• DIRECTIONS FOR THIS TASK:
Output each entry below as it stands, leaving out every picture.

• EXTRACTED INFORMATION:
---+---
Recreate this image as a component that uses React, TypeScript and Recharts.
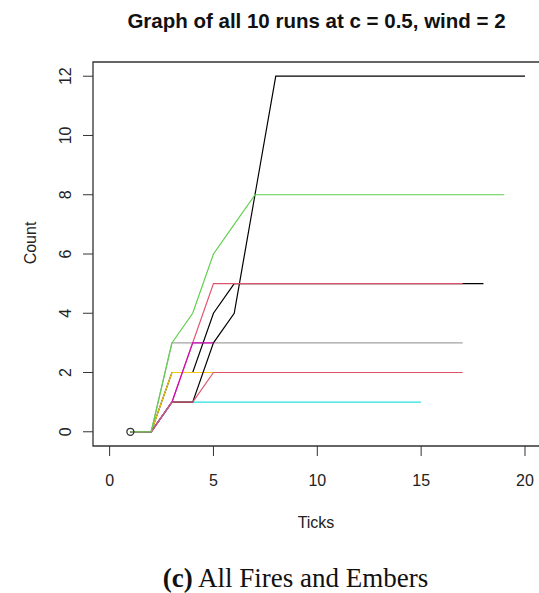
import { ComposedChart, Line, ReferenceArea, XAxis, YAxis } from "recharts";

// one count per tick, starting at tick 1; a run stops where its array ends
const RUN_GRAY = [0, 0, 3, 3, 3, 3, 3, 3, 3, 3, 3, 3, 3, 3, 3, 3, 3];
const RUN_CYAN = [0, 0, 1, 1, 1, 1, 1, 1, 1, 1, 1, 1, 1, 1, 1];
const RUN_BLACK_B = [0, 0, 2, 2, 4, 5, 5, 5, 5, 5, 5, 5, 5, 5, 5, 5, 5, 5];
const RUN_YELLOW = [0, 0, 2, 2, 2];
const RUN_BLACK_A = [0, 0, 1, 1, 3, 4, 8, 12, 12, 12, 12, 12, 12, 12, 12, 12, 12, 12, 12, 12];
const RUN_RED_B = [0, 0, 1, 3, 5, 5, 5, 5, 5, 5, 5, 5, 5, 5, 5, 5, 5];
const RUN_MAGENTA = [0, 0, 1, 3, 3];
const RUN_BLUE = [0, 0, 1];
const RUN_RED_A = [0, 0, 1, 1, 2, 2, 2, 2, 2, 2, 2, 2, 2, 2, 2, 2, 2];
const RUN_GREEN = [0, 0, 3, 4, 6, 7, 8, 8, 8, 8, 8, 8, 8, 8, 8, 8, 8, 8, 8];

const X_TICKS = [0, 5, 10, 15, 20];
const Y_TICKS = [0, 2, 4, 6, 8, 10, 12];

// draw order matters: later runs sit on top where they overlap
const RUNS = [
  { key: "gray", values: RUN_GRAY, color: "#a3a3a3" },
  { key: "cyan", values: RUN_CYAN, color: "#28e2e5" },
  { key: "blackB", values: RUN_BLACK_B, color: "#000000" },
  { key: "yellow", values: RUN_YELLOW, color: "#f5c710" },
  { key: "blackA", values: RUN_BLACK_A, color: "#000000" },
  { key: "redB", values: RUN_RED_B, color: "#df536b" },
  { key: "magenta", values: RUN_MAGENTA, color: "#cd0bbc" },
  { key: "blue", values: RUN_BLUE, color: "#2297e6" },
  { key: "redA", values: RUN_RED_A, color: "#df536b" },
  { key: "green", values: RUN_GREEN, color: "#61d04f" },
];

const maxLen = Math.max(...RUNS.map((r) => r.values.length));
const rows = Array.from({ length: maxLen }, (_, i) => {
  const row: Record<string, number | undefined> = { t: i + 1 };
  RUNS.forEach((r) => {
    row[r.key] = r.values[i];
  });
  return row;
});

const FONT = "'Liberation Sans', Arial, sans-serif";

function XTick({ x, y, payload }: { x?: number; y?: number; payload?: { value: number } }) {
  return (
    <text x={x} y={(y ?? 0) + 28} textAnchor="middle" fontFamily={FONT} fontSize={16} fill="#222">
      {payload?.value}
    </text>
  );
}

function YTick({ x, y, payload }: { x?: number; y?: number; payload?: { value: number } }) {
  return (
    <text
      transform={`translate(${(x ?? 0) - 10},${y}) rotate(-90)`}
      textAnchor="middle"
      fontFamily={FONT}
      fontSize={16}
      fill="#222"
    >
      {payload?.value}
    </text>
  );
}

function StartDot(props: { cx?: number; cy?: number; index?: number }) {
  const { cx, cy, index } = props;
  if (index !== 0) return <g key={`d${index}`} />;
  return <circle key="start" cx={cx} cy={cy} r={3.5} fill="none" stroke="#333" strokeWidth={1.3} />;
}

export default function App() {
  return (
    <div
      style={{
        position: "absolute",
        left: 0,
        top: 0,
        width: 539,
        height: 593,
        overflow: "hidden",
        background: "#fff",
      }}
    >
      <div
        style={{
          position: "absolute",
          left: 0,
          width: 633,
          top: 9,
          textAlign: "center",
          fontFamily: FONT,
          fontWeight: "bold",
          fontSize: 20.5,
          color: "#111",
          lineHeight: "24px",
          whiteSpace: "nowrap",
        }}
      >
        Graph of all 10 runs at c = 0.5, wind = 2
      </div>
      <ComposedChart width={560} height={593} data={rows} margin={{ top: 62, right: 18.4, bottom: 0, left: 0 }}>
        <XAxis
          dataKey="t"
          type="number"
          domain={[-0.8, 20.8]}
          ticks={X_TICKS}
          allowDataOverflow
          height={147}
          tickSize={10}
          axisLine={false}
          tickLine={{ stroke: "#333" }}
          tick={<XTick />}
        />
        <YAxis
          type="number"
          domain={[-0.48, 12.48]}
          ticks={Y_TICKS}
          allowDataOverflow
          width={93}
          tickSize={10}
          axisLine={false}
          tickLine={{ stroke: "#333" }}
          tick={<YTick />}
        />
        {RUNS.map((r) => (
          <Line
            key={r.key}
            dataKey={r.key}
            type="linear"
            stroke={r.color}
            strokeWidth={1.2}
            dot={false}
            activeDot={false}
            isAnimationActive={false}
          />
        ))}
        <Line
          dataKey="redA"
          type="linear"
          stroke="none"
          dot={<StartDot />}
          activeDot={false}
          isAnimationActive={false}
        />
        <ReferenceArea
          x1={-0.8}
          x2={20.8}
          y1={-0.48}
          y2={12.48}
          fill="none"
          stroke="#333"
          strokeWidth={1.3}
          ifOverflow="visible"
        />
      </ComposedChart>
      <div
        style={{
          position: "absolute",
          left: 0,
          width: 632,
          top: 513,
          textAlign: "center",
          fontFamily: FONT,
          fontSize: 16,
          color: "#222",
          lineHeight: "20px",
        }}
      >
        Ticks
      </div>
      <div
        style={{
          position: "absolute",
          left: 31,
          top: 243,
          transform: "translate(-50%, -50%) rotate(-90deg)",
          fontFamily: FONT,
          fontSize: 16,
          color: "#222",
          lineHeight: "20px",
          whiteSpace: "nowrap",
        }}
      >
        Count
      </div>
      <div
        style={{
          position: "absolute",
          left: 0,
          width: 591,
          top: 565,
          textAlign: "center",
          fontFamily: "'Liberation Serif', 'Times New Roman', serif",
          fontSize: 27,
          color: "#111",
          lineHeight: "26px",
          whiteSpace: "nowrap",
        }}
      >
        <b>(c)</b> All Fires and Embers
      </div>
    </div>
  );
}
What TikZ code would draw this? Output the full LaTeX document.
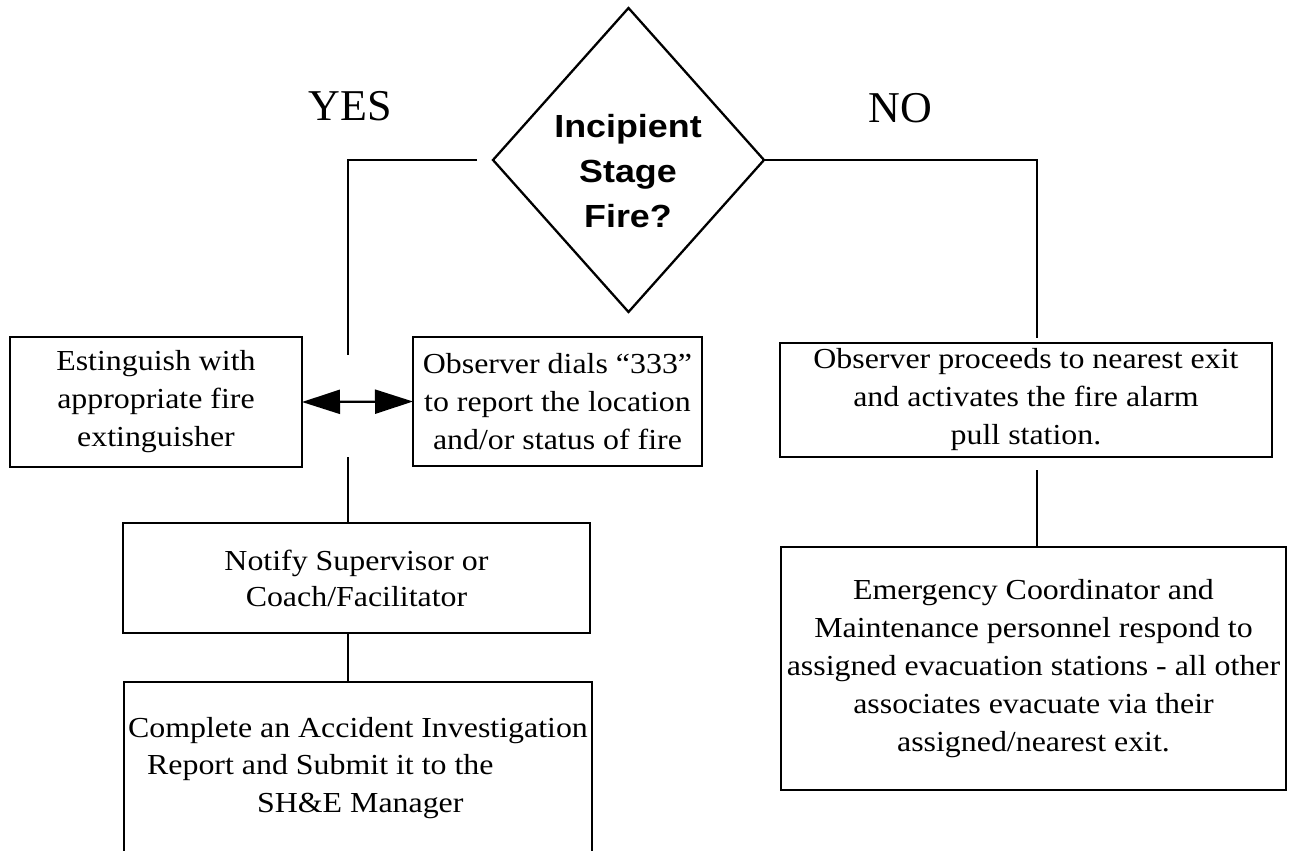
---+---
• FULL OUTPUT:
Recreate this image as a component that uses React, TypeScript and Recharts.
import { ComposedChart, Line, ReferenceArea, XAxis, YAxis } from "recharts";

// one count per tick, starting at tick 1; a run stops where its array ends
const RUN_GRAY = [0, 0, 3, 3, 3, 3, 3, 3, 3, 3, 3, 3, 3, 3, 3, 3, 3];
const RUN_CYAN = [0, 0, 1, 1, 1, 1, 1, 1, 1, 1, 1, 1, 1, 1, 1];
const RUN_BLACK_B = [0, 0, 2, 2, 4, 5, 5, 5, 5, 5, 5, 5, 5, 5, 5, 5, 5, 5];
const RUN_YELLOW = [0, 0, 2, 2, 2];
const RUN_BLACK_A = [0, 0, 1, 1, 3, 4, 8, 12, 12, 12, 12, 12, 12, 12, 12, 12, 12, 12, 12, 12];
const RUN_RED_B = [0, 0, 1, 3, 5, 5, 5, 5, 5, 5, 5, 5, 5, 5, 5, 5, 5];
const RUN_MAGENTA = [0, 0, 1, 3, 3];
const RUN_BLUE = [0, 0, 1];
const RUN_RED_A = [0, 0, 1, 1, 2, 2, 2, 2, 2, 2, 2, 2, 2, 2, 2, 2, 2];
const RUN_GREEN = [0, 0, 3, 4, 6, 7, 8, 8, 8, 8, 8, 8, 8, 8, 8, 8, 8, 8, 8];

const X_TICKS = [0, 5, 10, 15, 20];
const Y_TICKS = [0, 2, 4, 6, 8, 10, 12];

// draw order matters: later runs sit on top where they overlap
const RUNS = [
  { key: "gray", values: RUN_GRAY, color: "#a3a3a3" },
  { key: "cyan", values: RUN_CYAN, color: "#28e2e5" },
  { key: "blackB", values: RUN_BLACK_B, color: "#000000" },
  { key: "yellow", values: RUN_YELLOW, color: "#f5c710" },
  { key: "blackA", values: RUN_BLACK_A, color: "#000000" },
  { key: "redB", values: RUN_RED_B, color: "#df536b" },
  { key: "magenta", values: RUN_MAGENTA, color: "#cd0bbc" },
  { key: "blue", values: RUN_BLUE, color: "#2297e6" },
  { key: "redA", values: RUN_RED_A, color: "#df536b" },
  { key: "green", values: RUN_GREEN, color: "#61d04f" },
];

const maxLen = Math.max(...RUNS.map((r) => r.values.length));
const rows = Array.from({ length: maxLen }, (_, i) => {
  const row: Record<string, number | undefined> = { t: i + 1 };
  RUNS.forEach((r) => {
    row[r.key] = r.values[i];
  });
  return row;
});

const FONT = "'Liberation Sans', Arial, sans-serif";

function XTick({ x, y, payload }: { x?: number; y?: number; payload?: { value: number } }) {
  return (
    <text x={x} y={(y ?? 0) + 28} textAnchor="middle" fontFamily={FONT} fontSize={16} fill="#222">
      {payload?.value}
    </text>
  );
}

function YTick({ x, y, payload }: { x?: number; y?: number; payload?: { value: number } }) {
  return (
    <text
      transform={`translate(${(x ?? 0) - 10},${y}) rotate(-90)`}
      textAnchor="middle"
      fontFamily={FONT}
      fontSize={16}
      fill="#222"
    >
      {payload?.value}
    </text>
  );
}

function StartDot(props: { cx?: number; cy?: number; index?: number }) {
  const { cx, cy, index } = props;
  if (index !== 0) return <g key={`d${index}`} />;
  return <circle key="start" cx={cx} cy={cy} r={3.5} fill="none" stroke="#333" strokeWidth={1.3} />;
}

export default function App() {
  return (
    <div
      style={{
        position: "absolute",
        left: 0,
        top: 0,
        width: 539,
        height: 593,
        overflow: "hidden",
        background: "#fff",
      }}
    >
      <div
        style={{
          position: "absolute",
          left: 0,
          width: 633,
          top: 9,
          textAlign: "center",
          fontFamily: FONT,
          fontWeight: "bold",
          fontSize: 20.5,
          color: "#111",
          lineHeight: "24px",
          whiteSpace: "nowrap",
        }}
      >
        Graph of all 10 runs at c = 0.5, wind = 2
      </div>
      <ComposedChart width={560} height={593} data={rows} margin={{ top: 62, right: 18.4, bottom: 0, left: 0 }}>
        <XAxis
          dataKey="t"
          type="number"
          domain={[-0.8, 20.8]}
          ticks={X_TICKS}
          allowDataOverflow
          height={147}
          tickSize={10}
          axisLine={false}
          tickLine={{ stroke: "#333" }}
          tick={<XTick />}
        />
        <YAxis
          type="number"
          domain={[-0.48, 12.48]}
          ticks={Y_TICKS}
          allowDataOverflow
          width={93}
          tickSize={10}
          axisLine={false}
          tickLine={{ stroke: "#333" }}
          tick={<YTick />}
        />
        {RUNS.map((r) => (
          <Line
            key={r.key}
            dataKey={r.key}
            type="linear"
            stroke={r.color}
            strokeWidth={1.2}
            dot={false}
            activeDot={false}
            isAnimationActive={false}
          />
        ))}
        <Line
          dataKey="redA"
          type="linear"
          stroke="none"
          dot={<StartDot />}
          activeDot={false}
          isAnimationActive={false}
        />
        <ReferenceArea
          x1={-0.8}
          x2={20.8}
          y1={-0.48}
          y2={12.48}
          fill="none"
          stroke="#333"
          strokeWidth={1.3}
          ifOverflow="visible"
        />
      </ComposedChart>
      <div
        style={{
          position: "absolute",
          left: 0,
          width: 632,
          top: 513,
          textAlign: "center",
          fontFamily: FONT,
          fontSize: 16,
          color: "#222",
          lineHeight: "20px",
        }}
      >
        Ticks
      </div>
      <div
        style={{
          position: "absolute",
          left: 31,
          top: 243,
          transform: "translate(-50%, -50%) rotate(-90deg)",
          fontFamily: FONT,
          fontSize: 16,
          color: "#222",
          lineHeight: "20px",
          whiteSpace: "nowrap",
        }}
      >
        Count
      </div>
      <div
        style={{
          position: "absolute",
          left: 0,
          width: 591,
          top: 565,
          textAlign: "center",
          fontFamily: "'Liberation Serif', 'Times New Roman', serif",
          fontSize: 27,
          color: "#111",
          lineHeight: "26px",
          whiteSpace: "nowrap",
        }}
      >
        <b>(c)</b> All Fires and Embers
      </div>
    </div>
  );
}
What TikZ code would draw this? Output the full LaTeX document.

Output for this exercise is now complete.